The researchers' intuition was to design a lightweight filter that could run on even the smallest, most affordable microcontrollers. That filter could then identify and remove likely speech content so the sensitive data never leaves the device — what's often called processing on the edge. 

The filter works as a simple binary classifier of whether there's speech in the audio. The team designed the filter by empirically analyzing the leaked speech content recognition rate from deep-learning-based automatic speech recognition models.

Kirigami also balances how aggressively it removes possible speech content with a configurable threshold. With an aggressive threshold, the filter prioritizes removing speech but may also clip some nonspeech audio that could be useful for other applications. With a less aggressive threshold, the filter allows more environmental and activity sounds to pass for better application values but increases the risk of some speech-related content making it beyond the sensor.

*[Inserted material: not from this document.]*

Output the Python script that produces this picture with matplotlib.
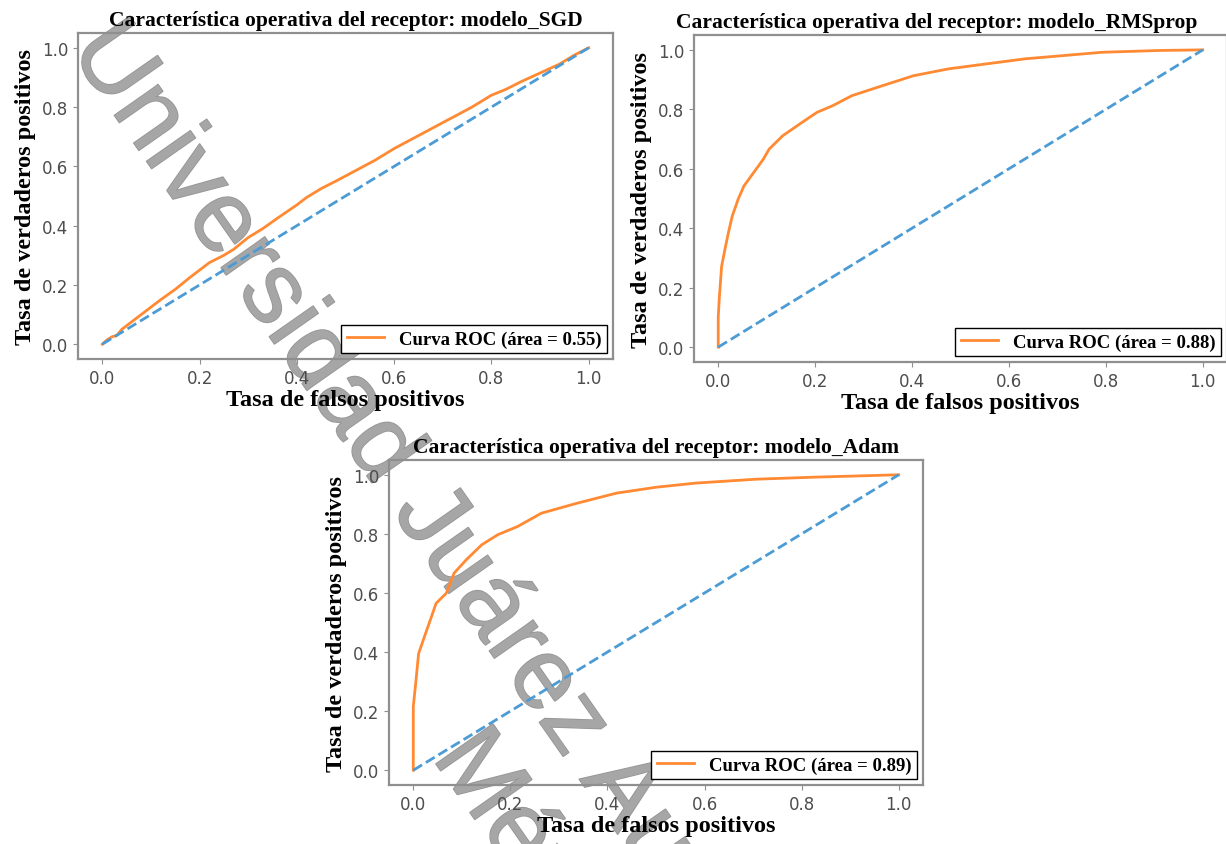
import matplotlib
matplotlib.use("Agg")
import matplotlib.pyplot as plt
import matplotlib.patheffects as pe

# curvas ROC
sgd_fpr = [0.0, 0.01, 0.02, 0.03, 0.04, 0.06, 0.08, 0.10, 0.12, 0.15, 0.18, 0.20, 0.22, 0.25,
           0.27, 0.30, 0.33, 0.36, 0.40, 0.42, 0.45, 0.48, 0.52, 0.56, 0.60, 0.64, 0.68, 0.72,
           0.76, 0.80, 0.83, 0.86, 0.90, 0.94, 0.97, 1.0]
sgd_tpr = [0.0, 0.015, 0.025, 0.03, 0.05, 0.075, 0.10, 0.125, 0.15, 0.185, 0.225, 0.25, 0.275, 0.30,
           0.32, 0.36, 0.39, 0.425, 0.47, 0.495, 0.525, 0.55, 0.585, 0.62, 0.66, 0.695, 0.73, 0.765,
           0.80, 0.84, 0.86, 0.885, 0.915, 0.945, 0.975, 1.0]

rms_fpr = [0.0, 0.0, 0.002, 0.007, 0.014, 0.021, 0.029, 0.041, 0.053, 0.073, 0.093, 0.105, 0.133,
           0.173, 0.204, 0.236, 0.276, 0.34, 0.403, 0.475, 0.554, 0.634, 0.714, 0.793, 0.912, 1.0]
rms_tpr = [0.0, 0.10, 0.16, 0.272, 0.33, 0.385, 0.441, 0.497, 0.542, 0.587, 0.632, 0.666, 0.711,
           0.756, 0.79, 0.812, 0.846, 0.88, 0.913, 0.936, 0.953, 0.97, 0.981, 0.992, 0.998, 1.0]

adam_fpr = [0.0, 0.0, 0.005, 0.011, 0.023, 0.035, 0.047, 0.068, 0.084, 0.109, 0.141, 0.174, 0.215,
            0.264, 0.338, 0.419, 0.501, 0.583, 0.706, 0.828, 1.0]
adam_tpr = [0.0, 0.215, 0.294, 0.395, 0.452, 0.508, 0.565, 0.599, 0.667, 0.712, 0.763, 0.797, 0.825,
            0.87, 0.904, 0.938, 0.958, 0.972, 0.985, 0.992, 1.0]

modelos = ["modelo_SGD", "modelo_RMSprop", "modelo_Adam"]
areas = [0.55, 0.88, 0.89]
curvas = [(sgd_fpr, sgd_tpr), (rms_fpr, rms_tpr), (adam_fpr, adam_tpr)]

W, H = 1226, 845
fig = plt.figure(figsize=(W / 100, H / 100), dpi=100)

# cajas de ejes en pixeles: izquierda, arriba, derecha, abajo
cajas = [(78, 34, 613, 360), (694, 36, 1227, 363), (389, 461, 923, 786)]
titulo_x = [0.5, 0.456, 0.5]

serif = "Liberation Serif"

for i in range(3):
    l, t, r, b = cajas[i]
    ax = fig.add_axes([l / W, 1 - b / H, (r - l) / W, (b - t) / H])
    ax.patch.set_alpha(0)
    fpr, tpr = curvas[i]
    ax.plot(fpr, tpr, color="#ff8a33", lw=2,
            label="Curva ROC (área = %0.2f)" % areas[i])
    ax.plot([0, 1], [0, 1], color="#4b9bd5", lw=2, ls="--")
    ax.set_title("Característica operativa del receptor: " + modelos[i], x=titulo_x[i],
                 fontfamily=serif, fontweight="bold", fontsize=15.5, pad=6)
    ax.set_xlabel("Tasa de falsos positivos", fontfamily=serif, fontweight="bold", fontsize=17.5,
                  labelpad=2)
    ax.set_ylabel("Tasa de verdaderos positivos", fontfamily=serif, fontweight="bold", fontsize=17.5,
                  labelpad=4)
    for s in ax.spines.values():
        s.set_color("#8f8f8f")
        s.set_linewidth(1.6)
    ax.tick_params(colors="#8f8f8f", labelcolor="#4d4d4d", labelsize=12)
    leg = ax.legend(loc="lower right", fancybox=False, edgecolor="black", framealpha=1,
                    prop={"family": serif, "weight": "bold", "size": 13.5},
                    borderaxespad=0.3, borderpad=0.3)
    leg.get_frame().set_linewidth(1.0)

# marca de agua
fig.text(0.487, -0.012, "Universidad Juárez Autónoma de Tabasco.\nMéxico.",
         rotation=-55, rotation_mode="anchor", ha="center", va="center",
         multialignment="center", fontfamily="Liberation Sans", fontsize=73,
         color="#a6a6a6", alpha=0.9, zorder=-1,
         path_effects=[pe.withStroke(linewidth=1, foreground="#8a8a8a")])

fig.savefig("out.png", dpi=100)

"Kirigami cuts out most of the speech content but not the other ambient sounds that you care about for activity recognition," said Haozhe Zhou, an S3D doctoral student who led the project with Boovaraghavan. "You can still couple it with prior techniques to give you additional privacy."

Researchers are currently exploring many useful applications for activity sensing. For example, Mayank Goel, an associate professor in S3D and the HCII, uses audio sensing to remind people living with dementia of daily tasks, monitor children with attention-deficit/hyperactivity disorder for behavioral abnormalities, and assess students for signs of depression.

"These are just examples that are being done in our labs," Goel said. "You will find similar scenarios all across the world where you need noninvasive data from the person about their daily life."

As the interest in smart home infrastructure and the Internet-of-Things continues to grow, the team believes that developers could easily tweak Kirigami to suit their unique privacy needs.

Papers detailing Kirigami appeared in both the Proceedings of the ACM on Interactive, Mobile, Wearable and Ubiquitous Technologies and ACM MobiCom '24: Proceedings of the 30th Annual International Conference on Mobile Computing and Networking.